→ Exercise details: Set down only those lines that fall from the line containing "Reproduce this chart with Plotly." through the line containing "import plotly.graph_objects as go", unchanged and without pictures.

→ Information provided:

<<<<

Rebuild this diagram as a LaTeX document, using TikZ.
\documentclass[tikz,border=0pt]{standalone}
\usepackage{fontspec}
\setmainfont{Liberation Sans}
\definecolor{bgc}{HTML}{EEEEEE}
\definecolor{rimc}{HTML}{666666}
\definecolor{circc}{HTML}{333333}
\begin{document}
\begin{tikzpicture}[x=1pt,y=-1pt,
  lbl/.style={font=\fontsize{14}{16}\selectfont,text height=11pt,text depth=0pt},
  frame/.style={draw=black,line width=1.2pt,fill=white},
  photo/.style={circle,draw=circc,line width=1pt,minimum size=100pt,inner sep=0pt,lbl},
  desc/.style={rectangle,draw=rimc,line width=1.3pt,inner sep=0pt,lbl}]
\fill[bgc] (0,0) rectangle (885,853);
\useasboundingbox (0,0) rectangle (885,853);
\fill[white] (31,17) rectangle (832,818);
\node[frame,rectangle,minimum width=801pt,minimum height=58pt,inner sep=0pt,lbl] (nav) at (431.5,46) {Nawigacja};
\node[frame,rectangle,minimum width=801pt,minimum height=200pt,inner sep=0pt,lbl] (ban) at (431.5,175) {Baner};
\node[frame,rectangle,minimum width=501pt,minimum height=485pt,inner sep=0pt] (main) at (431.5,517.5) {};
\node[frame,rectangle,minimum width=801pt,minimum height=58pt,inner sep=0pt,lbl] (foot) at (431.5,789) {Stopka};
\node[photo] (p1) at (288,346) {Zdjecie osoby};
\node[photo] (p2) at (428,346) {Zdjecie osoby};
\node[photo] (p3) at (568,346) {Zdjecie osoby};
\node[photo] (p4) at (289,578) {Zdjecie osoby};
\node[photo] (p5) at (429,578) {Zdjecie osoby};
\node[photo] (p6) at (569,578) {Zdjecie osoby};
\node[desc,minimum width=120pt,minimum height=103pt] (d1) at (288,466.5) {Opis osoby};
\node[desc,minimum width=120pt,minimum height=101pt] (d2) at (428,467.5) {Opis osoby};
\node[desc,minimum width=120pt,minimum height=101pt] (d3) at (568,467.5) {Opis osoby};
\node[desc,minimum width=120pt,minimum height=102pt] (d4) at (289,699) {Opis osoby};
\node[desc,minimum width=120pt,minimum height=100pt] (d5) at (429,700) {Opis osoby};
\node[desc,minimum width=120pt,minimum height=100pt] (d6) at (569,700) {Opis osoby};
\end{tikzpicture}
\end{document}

>>>>
<<<<

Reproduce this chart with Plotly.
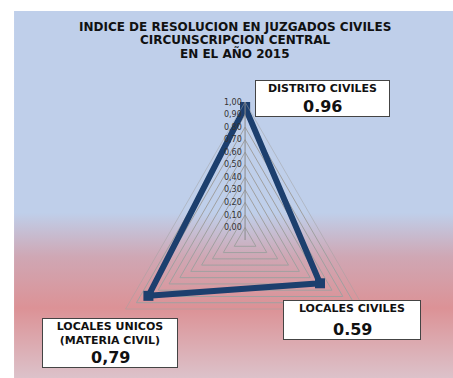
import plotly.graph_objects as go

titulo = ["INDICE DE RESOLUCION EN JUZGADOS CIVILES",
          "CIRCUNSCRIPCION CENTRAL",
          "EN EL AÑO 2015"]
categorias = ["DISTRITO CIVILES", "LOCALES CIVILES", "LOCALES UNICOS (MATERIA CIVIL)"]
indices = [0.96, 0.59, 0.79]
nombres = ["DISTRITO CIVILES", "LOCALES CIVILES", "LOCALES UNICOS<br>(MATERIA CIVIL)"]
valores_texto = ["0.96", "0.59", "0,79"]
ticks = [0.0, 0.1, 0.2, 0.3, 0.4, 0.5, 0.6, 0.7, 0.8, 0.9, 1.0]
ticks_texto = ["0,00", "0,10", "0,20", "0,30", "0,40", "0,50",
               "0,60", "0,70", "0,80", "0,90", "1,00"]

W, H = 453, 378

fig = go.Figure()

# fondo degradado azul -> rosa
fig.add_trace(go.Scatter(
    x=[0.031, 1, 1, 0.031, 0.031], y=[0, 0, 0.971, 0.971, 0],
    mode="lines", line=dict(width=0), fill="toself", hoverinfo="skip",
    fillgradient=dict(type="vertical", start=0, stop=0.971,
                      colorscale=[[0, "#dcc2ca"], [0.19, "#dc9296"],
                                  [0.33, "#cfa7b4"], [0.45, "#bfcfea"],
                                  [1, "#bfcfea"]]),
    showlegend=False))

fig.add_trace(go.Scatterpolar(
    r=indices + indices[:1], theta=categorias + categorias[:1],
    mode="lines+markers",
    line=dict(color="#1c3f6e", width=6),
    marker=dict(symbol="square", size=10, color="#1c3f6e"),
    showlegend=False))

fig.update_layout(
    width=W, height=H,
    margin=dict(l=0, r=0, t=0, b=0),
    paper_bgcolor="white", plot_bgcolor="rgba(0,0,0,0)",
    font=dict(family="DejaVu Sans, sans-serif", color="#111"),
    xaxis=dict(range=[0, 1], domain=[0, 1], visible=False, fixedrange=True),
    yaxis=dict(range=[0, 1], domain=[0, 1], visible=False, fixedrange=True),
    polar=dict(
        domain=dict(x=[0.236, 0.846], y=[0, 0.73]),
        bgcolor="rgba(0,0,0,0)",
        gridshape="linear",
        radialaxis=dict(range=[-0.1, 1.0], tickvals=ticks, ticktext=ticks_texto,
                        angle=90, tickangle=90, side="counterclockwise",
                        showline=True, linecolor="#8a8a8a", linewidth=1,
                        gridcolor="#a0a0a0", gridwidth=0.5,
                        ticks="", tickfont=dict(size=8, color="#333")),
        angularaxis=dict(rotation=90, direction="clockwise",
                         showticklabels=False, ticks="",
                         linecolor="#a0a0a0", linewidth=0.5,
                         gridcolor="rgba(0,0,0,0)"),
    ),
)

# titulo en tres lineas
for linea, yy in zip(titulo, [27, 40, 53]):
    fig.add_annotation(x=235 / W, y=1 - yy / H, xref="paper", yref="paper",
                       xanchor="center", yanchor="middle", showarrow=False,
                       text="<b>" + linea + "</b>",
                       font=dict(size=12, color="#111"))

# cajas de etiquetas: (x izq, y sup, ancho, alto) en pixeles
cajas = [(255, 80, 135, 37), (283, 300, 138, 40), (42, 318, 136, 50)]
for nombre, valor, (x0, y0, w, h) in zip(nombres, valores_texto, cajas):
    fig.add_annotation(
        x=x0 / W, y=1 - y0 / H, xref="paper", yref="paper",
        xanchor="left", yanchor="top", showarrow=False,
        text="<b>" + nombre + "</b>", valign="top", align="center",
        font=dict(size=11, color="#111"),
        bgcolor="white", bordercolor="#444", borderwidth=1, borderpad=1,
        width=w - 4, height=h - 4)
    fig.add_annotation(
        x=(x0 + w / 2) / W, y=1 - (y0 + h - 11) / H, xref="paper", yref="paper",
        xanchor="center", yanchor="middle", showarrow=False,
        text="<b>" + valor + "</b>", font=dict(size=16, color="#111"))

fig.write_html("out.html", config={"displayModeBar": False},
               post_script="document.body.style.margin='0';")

>>>>
<<<<

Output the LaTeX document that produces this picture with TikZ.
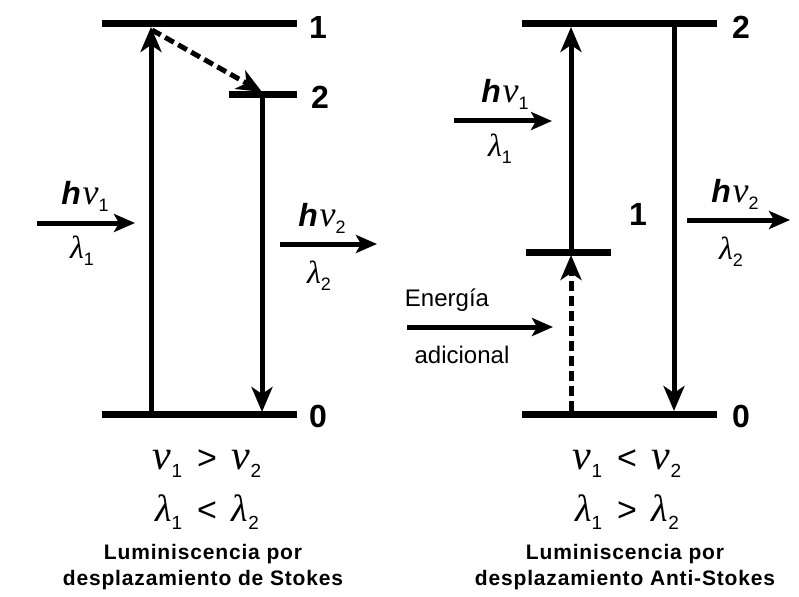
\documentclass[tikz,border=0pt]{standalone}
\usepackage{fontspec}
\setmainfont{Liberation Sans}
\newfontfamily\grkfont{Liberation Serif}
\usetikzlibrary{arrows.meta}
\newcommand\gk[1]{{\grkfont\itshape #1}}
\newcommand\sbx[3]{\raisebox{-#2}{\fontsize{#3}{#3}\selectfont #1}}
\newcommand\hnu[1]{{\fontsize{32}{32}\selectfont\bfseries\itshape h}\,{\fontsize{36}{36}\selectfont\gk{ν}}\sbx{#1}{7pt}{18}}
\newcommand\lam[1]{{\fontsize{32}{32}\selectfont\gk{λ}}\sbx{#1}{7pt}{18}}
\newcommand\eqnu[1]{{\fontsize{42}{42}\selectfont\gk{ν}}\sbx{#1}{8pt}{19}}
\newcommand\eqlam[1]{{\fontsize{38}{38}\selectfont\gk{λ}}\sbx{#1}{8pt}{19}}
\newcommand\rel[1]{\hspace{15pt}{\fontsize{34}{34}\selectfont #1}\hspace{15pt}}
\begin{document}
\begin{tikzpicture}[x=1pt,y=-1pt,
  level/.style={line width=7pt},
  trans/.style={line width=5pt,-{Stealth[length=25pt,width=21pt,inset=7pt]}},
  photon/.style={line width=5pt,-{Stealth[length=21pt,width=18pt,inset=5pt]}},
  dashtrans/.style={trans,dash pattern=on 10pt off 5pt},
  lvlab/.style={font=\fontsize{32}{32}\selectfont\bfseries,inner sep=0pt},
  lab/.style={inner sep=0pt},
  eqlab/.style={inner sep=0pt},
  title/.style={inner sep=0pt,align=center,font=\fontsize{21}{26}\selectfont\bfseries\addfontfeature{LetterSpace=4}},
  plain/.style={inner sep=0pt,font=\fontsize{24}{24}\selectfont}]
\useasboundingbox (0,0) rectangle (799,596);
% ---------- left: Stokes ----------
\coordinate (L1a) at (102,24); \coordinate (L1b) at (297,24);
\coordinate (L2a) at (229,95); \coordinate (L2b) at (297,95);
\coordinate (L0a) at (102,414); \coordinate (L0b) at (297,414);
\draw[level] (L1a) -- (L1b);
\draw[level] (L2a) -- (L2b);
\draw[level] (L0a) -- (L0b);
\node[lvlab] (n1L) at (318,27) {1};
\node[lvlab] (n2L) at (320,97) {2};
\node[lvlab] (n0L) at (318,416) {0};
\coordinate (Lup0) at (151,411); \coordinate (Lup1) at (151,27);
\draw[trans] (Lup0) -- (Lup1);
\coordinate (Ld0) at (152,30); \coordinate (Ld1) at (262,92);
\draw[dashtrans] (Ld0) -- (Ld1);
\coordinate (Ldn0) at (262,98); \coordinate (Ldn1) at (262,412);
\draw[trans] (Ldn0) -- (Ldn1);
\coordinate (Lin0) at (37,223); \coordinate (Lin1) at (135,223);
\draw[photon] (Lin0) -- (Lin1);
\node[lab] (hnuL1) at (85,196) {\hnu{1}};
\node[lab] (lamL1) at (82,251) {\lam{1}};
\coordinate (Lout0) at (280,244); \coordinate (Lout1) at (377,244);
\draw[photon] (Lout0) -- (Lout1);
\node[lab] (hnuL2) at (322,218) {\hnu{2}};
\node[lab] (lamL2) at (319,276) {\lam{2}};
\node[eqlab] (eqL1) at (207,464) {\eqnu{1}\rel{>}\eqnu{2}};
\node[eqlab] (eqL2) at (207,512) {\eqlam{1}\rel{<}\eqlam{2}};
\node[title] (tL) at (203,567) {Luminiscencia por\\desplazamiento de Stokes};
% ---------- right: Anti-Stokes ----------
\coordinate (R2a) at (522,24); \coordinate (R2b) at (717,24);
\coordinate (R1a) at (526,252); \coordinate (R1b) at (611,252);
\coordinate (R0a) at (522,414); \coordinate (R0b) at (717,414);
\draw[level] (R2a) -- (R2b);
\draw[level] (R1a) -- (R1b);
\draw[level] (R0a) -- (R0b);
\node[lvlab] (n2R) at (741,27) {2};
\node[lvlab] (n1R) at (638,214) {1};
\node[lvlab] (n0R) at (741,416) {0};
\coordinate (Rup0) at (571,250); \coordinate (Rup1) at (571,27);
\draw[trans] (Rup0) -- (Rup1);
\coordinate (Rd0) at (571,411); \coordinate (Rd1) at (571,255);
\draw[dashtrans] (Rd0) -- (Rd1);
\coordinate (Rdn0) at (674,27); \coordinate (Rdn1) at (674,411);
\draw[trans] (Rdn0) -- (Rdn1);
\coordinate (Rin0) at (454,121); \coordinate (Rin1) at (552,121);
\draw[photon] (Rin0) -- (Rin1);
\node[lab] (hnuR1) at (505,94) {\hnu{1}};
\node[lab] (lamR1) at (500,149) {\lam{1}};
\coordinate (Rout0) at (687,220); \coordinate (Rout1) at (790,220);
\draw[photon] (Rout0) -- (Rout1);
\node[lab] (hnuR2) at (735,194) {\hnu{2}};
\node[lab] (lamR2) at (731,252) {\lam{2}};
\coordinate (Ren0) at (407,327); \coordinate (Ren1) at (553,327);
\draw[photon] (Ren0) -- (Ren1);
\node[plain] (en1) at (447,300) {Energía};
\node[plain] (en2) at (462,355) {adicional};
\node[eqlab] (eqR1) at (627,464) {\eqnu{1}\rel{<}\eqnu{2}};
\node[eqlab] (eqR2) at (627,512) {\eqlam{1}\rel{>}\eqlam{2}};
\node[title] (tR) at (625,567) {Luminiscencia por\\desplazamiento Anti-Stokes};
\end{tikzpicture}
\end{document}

>>>>

→ Full answer:
Reproduce this chart with Plotly.
import plotly.graph_objects as go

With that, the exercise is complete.